> _Requirements_
Begin with the line that contains "Give me the TikZ source for this diagram.", end with the line that contains "(h3) at (352,175)", and extract exactly that stretch of lines.
>> begin
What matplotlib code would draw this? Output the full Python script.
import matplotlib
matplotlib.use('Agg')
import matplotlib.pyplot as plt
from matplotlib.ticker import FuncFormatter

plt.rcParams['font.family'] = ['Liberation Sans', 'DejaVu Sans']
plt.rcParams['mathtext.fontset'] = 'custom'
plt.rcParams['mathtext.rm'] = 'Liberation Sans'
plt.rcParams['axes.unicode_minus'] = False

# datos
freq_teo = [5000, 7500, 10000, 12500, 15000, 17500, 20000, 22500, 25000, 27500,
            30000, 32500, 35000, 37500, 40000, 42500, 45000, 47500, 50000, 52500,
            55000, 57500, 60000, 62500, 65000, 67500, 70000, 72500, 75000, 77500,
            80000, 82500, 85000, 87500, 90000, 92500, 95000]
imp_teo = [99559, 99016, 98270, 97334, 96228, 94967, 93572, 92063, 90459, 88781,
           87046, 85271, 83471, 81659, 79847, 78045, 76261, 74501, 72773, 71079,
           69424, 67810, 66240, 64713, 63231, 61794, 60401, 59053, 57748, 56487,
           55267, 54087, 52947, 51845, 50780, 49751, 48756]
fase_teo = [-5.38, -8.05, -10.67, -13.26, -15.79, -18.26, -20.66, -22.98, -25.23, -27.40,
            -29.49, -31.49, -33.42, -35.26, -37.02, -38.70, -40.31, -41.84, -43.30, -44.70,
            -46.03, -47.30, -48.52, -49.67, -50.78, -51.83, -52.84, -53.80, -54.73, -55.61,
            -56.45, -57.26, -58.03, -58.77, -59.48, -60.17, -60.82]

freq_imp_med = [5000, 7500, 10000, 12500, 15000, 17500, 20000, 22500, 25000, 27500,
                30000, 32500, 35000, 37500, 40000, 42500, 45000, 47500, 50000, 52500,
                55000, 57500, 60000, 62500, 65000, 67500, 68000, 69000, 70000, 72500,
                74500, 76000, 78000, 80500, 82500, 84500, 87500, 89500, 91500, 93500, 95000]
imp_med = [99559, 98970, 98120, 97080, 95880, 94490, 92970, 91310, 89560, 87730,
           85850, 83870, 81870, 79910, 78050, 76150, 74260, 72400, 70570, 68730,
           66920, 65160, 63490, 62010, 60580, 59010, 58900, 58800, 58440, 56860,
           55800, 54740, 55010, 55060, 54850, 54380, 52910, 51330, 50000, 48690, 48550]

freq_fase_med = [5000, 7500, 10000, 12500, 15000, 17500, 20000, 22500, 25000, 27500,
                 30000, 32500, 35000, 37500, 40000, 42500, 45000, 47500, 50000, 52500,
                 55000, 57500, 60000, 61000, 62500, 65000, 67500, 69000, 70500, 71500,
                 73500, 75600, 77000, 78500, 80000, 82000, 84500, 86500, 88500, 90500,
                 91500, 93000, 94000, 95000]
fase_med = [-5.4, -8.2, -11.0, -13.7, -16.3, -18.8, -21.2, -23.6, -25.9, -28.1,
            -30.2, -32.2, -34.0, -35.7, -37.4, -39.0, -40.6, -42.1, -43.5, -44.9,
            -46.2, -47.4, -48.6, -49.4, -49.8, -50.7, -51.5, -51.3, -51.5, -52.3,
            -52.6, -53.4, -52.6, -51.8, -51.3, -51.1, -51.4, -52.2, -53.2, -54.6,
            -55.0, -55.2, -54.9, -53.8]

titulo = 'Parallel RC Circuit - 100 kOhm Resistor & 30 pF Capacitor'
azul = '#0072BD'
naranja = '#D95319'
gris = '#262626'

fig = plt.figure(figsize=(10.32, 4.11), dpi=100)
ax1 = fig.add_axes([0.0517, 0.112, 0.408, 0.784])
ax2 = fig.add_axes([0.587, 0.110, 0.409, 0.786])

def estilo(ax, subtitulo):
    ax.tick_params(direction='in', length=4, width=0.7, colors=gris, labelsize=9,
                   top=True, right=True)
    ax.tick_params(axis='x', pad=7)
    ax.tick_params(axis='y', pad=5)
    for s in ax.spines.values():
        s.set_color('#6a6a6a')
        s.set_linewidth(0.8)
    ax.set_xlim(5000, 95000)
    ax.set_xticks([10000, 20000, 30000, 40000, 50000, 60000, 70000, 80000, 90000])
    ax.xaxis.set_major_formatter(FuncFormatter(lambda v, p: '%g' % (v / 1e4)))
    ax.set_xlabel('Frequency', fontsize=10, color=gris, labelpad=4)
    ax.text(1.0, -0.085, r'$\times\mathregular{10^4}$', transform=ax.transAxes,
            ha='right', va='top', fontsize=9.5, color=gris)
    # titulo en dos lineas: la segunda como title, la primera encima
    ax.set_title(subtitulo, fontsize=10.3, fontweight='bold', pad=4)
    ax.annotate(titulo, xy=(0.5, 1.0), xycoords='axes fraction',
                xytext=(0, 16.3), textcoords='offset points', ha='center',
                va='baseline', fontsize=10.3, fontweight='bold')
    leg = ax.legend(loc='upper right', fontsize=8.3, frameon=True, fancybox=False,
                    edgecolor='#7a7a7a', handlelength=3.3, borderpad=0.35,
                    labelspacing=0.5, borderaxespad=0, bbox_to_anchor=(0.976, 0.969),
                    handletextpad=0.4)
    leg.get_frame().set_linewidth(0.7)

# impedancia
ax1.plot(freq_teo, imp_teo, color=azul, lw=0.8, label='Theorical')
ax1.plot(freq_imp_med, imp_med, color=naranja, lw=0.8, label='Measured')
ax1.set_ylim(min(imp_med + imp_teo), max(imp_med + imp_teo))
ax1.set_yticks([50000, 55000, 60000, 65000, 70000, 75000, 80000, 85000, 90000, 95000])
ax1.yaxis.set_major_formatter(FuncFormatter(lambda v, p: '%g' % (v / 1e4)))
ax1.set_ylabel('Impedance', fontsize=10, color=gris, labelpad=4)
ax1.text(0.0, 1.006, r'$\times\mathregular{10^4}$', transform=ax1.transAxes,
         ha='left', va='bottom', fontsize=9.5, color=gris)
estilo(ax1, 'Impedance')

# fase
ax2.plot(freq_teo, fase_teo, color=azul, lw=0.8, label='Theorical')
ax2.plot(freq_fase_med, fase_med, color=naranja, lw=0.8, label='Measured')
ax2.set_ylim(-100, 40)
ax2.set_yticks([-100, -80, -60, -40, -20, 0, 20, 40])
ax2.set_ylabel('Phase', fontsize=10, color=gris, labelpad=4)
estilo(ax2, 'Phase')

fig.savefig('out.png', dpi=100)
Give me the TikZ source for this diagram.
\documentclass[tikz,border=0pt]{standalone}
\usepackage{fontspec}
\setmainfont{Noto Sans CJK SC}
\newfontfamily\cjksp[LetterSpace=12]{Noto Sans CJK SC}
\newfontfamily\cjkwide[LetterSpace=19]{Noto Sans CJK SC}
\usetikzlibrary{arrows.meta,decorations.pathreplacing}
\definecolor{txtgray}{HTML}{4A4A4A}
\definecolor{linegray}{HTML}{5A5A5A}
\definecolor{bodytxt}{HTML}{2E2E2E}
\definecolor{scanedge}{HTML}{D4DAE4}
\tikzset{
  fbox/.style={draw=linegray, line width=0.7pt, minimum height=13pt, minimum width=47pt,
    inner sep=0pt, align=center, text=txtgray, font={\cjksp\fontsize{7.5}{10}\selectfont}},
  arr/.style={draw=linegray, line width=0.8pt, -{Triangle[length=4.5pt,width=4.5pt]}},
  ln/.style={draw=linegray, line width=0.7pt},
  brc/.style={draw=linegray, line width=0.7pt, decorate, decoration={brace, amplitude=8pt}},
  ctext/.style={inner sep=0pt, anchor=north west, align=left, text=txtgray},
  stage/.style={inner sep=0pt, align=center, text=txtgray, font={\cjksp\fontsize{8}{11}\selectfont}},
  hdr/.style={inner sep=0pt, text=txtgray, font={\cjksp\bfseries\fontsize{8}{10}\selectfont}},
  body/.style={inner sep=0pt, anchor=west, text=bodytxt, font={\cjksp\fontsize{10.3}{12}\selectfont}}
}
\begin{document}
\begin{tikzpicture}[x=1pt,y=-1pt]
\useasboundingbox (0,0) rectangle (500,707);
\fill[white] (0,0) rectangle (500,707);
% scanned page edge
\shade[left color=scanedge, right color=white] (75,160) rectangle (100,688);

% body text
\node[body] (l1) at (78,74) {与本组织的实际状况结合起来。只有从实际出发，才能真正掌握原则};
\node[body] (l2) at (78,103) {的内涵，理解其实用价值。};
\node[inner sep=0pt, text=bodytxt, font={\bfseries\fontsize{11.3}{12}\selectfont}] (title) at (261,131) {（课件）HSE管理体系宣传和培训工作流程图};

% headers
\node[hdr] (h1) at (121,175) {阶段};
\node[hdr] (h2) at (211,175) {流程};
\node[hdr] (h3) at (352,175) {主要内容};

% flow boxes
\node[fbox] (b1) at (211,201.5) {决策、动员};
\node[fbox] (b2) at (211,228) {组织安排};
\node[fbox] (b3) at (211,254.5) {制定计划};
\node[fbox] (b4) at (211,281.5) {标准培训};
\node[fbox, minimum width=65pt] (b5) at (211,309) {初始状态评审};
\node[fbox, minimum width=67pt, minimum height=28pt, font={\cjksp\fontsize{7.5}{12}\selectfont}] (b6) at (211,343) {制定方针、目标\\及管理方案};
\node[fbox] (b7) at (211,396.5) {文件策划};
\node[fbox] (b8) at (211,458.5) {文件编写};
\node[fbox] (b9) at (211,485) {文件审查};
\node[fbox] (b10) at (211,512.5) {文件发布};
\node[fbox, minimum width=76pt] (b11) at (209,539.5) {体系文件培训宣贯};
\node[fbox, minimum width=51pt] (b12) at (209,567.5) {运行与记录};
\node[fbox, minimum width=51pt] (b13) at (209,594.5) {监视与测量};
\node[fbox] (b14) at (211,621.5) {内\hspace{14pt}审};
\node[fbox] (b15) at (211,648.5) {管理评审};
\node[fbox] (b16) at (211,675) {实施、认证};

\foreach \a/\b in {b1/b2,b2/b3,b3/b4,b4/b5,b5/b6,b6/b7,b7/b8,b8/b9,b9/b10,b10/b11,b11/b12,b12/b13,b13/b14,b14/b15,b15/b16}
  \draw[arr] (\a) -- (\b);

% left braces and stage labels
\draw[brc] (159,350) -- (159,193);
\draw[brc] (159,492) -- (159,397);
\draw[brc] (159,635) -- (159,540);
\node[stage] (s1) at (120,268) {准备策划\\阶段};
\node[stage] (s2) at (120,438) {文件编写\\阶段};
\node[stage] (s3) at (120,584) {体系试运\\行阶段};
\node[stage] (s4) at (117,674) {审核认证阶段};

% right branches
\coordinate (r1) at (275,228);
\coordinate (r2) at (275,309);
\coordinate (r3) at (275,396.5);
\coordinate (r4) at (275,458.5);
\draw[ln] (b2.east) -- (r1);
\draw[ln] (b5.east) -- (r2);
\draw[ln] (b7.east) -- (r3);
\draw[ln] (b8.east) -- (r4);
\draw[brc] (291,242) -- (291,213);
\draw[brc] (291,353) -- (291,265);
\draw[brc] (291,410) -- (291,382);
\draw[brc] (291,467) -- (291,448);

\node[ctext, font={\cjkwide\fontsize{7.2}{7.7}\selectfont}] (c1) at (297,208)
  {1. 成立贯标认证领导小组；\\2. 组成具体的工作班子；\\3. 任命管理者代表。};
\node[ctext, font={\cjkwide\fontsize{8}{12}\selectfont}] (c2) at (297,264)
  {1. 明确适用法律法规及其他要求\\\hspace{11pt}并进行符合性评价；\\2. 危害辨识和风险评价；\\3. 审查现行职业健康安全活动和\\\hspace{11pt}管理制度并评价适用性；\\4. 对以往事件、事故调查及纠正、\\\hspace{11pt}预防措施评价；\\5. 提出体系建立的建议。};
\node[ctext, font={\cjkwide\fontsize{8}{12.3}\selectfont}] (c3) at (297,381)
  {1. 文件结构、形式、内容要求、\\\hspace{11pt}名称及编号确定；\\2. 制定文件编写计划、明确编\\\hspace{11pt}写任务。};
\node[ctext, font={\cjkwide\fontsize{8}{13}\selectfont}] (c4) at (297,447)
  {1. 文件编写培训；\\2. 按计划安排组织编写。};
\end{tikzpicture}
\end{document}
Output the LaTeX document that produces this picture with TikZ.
>> end
> _Expected output_
Give me the TikZ source for this diagram.
\documentclass[tikz,border=0pt]{standalone}
\usepackage{fontspec}
\setmainfont{Noto Sans CJK SC}
\newfontfamily\cjksp[LetterSpace=12]{Noto Sans CJK SC}
\newfontfamily\cjkwide[LetterSpace=19]{Noto Sans CJK SC}
\usetikzlibrary{arrows.meta,decorations.pathreplacing}
\definecolor{txtgray}{HTML}{4A4A4A}
\definecolor{linegray}{HTML}{5A5A5A}
\definecolor{bodytxt}{HTML}{2E2E2E}
\definecolor{scanedge}{HTML}{D4DAE4}
\tikzset{
  fbox/.style={draw=linegray, line width=0.7pt, minimum height=13pt, minimum width=47pt,
    inner sep=0pt, align=center, text=txtgray, font={\cjksp\fontsize{7.5}{10}\selectfont}},
  arr/.style={draw=linegray, line width=0.8pt, -{Triangle[length=4.5pt,width=4.5pt]}},
  ln/.style={draw=linegray, line width=0.7pt},
  brc/.style={draw=linegray, line width=0.7pt, decorate, decoration={brace, amplitude=8pt}},
  ctext/.style={inner sep=0pt, anchor=north west, align=left, text=txtgray},
  stage/.style={inner sep=0pt, align=center, text=txtgray, font={\cjksp\fontsize{8}{11}\selectfont}},
  hdr/.style={inner sep=0pt, text=txtgray, font={\cjksp\bfseries\fontsize{8}{10}\selectfont}},
  body/.style={inner sep=0pt, anchor=west, text=bodytxt, font={\cjksp\fontsize{10.3}{12}\selectfont}}
}
\begin{document}
\begin{tikzpicture}[x=1pt,y=-1pt]
\useasboundingbox (0,0) rectangle (500,707);
\fill[white] (0,0) rectangle (500,707);
% scanned page edge
\shade[left color=scanedge, right color=white] (75,160) rectangle (100,688);

% body text
\node[body] (l1) at (78,74) {与本组织的实际状况结合起来。只有从实际出发，才能真正掌握原则};
\node[body] (l2) at (78,103) {的内涵，理解其实用价值。};
\node[inner sep=0pt, text=bodytxt, font={\bfseries\fontsize{11.3}{12}\selectfont}] (title) at (261,131) {（课件）HSE管理体系宣传和培训工作流程图};

% headers
\node[hdr] (h1) at (121,175) {阶段};
\node[hdr] (h2) at (211,175) {流程};
\node[hdr] (h3) at (352,175) {主要内容};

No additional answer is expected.